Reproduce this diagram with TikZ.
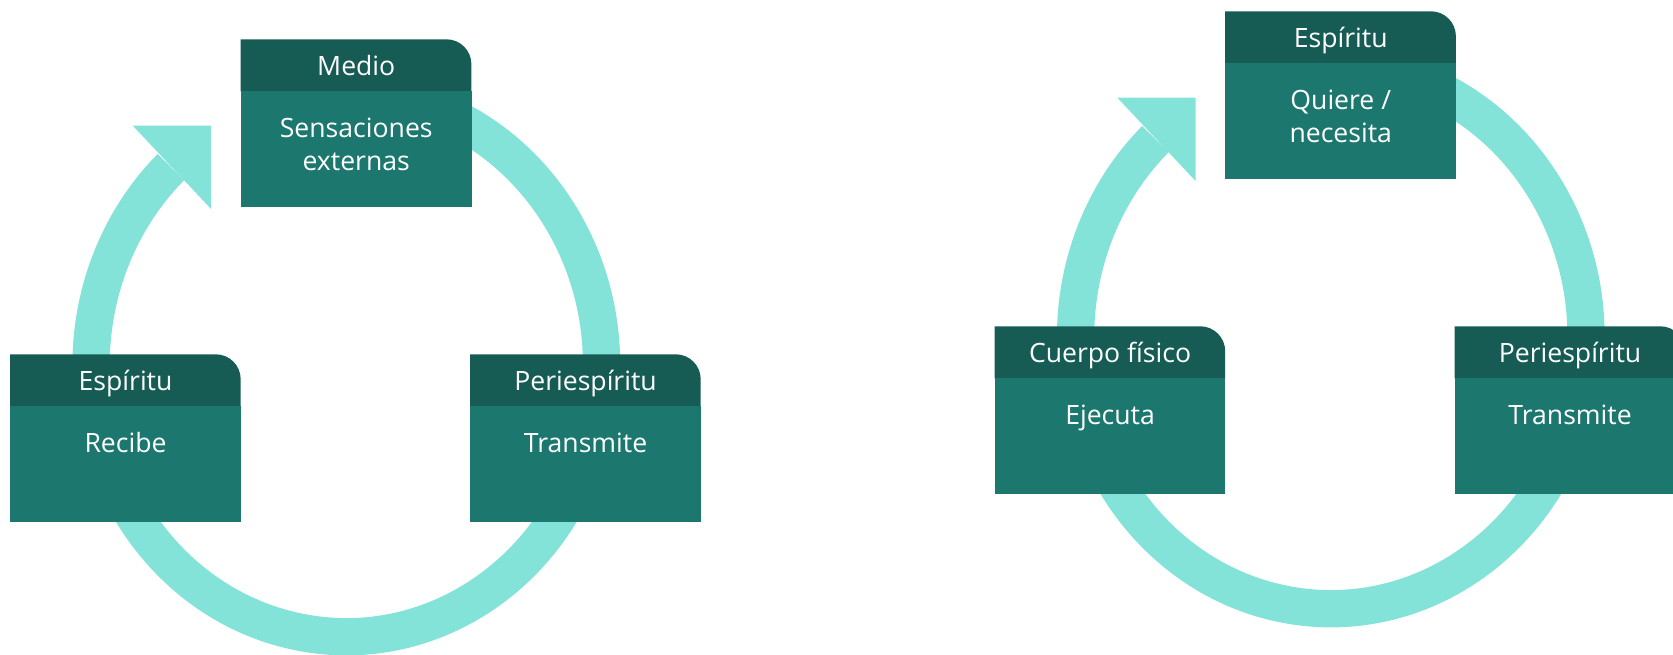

──────────────────────────────

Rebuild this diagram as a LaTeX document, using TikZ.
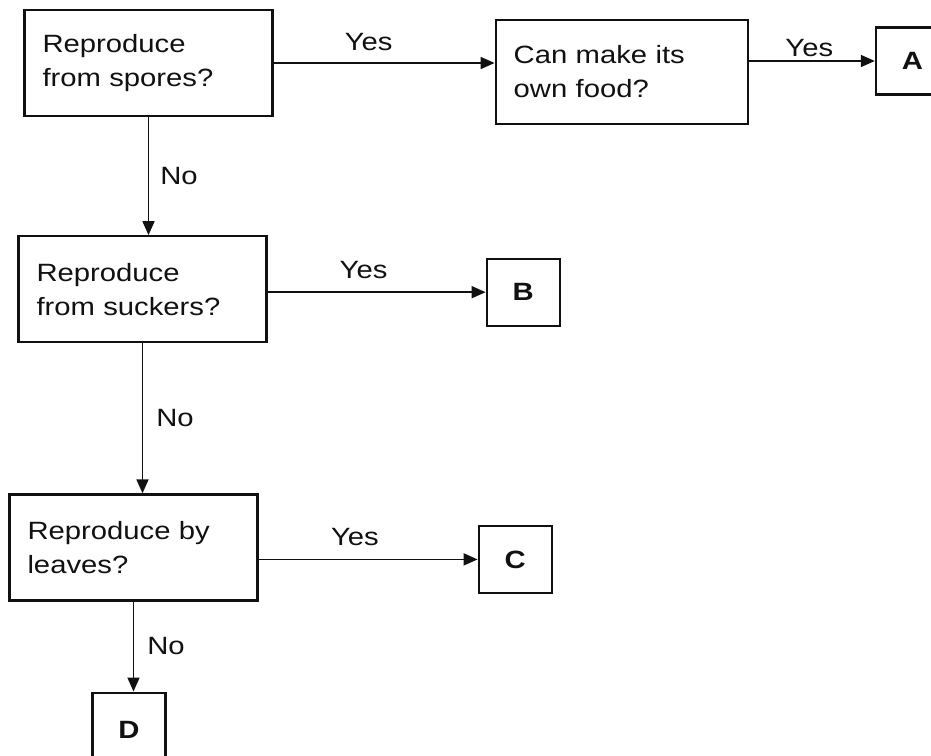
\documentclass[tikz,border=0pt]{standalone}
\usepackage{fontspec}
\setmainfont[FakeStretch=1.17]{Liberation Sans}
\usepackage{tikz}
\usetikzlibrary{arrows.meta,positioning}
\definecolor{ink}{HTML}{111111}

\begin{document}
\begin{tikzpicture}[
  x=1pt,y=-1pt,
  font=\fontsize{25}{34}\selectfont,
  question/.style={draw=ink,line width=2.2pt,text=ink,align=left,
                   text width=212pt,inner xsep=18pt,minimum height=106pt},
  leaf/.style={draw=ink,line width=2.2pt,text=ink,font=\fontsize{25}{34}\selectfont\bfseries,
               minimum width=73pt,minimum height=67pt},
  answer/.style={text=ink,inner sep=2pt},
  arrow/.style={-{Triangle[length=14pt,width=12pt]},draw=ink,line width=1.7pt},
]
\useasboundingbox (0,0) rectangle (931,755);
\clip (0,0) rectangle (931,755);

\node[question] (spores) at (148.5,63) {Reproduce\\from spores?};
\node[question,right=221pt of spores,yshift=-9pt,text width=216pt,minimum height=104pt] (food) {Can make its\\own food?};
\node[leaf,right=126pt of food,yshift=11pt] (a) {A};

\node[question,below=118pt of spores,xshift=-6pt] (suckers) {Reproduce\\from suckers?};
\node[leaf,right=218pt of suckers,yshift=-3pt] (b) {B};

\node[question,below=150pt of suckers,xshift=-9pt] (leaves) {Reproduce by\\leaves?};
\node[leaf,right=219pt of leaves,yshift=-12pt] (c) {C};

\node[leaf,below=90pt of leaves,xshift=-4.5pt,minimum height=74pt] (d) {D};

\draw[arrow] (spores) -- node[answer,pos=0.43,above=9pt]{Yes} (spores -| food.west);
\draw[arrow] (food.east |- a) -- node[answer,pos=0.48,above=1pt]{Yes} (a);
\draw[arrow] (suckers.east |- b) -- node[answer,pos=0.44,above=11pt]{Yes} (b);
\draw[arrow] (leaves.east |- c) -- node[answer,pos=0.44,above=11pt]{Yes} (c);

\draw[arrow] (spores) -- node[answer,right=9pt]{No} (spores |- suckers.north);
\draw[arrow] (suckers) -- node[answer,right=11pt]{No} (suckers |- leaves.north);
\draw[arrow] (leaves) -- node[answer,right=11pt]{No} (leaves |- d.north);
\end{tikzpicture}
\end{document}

──────────────────────────────

## OBJECTIVE
Exactly as they appear, write out the lines from the one containing "Rebuild this diagram" down to the one containing "of leaves,xshift=-4.5pt,minimum height=74pt]", both included. Pictures are left out.

## OUTPUT OF THE EXERCISE
Rebuild this diagram as a LaTeX document, using TikZ.
\documentclass[tikz,border=0pt]{standalone}
\usepackage{fontspec}
\setmainfont[FakeStretch=1.17]{Liberation Sans}
\usepackage{tikz}
\usetikzlibrary{arrows.meta,positioning}
\definecolor{ink}{HTML}{111111}

\begin{document}
\begin{tikzpicture}[
  x=1pt,y=-1pt,
  font=\fontsize{25}{34}\selectfont,
  question/.style={draw=ink,line width=2.2pt,text=ink,align=left,
                   text width=212pt,inner xsep=18pt,minimum height=106pt},
  leaf/.style={draw=ink,line width=2.2pt,text=ink,font=\fontsize{25}{34}\selectfont\bfseries,
               minimum width=73pt,minimum height=67pt},
  answer/.style={text=ink,inner sep=2pt},
  arrow/.style={-{Triangle[length=14pt,width=12pt]},draw=ink,line width=1.7pt},
]
\useasboundingbox (0,0) rectangle (931,755);
\clip (0,0) rectangle (931,755);

\node[question] (spores) at (148.5,63) {Reproduce\\from spores?};
\node[question,right=221pt of spores,yshift=-9pt,text width=216pt,minimum height=104pt] (food) {Can make its\\own food?};
\node[leaf,right=126pt of food,yshift=11pt] (a) {A};

\node[question,below=118pt of spores,xshift=-6pt] (suckers) {Reproduce\\from suckers?};
\node[leaf,right=218pt of suckers,yshift=-3pt] (b) {B};

\node[question,below=150pt of suckers,xshift=-9pt] (leaves) {Reproduce by\\leaves?};
\node[leaf,right=219pt of leaves,yshift=-12pt] (c) {C};

\node[leaf,below=90pt of leaves,xshift=-4.5pt,minimum height=74pt] (d) {D};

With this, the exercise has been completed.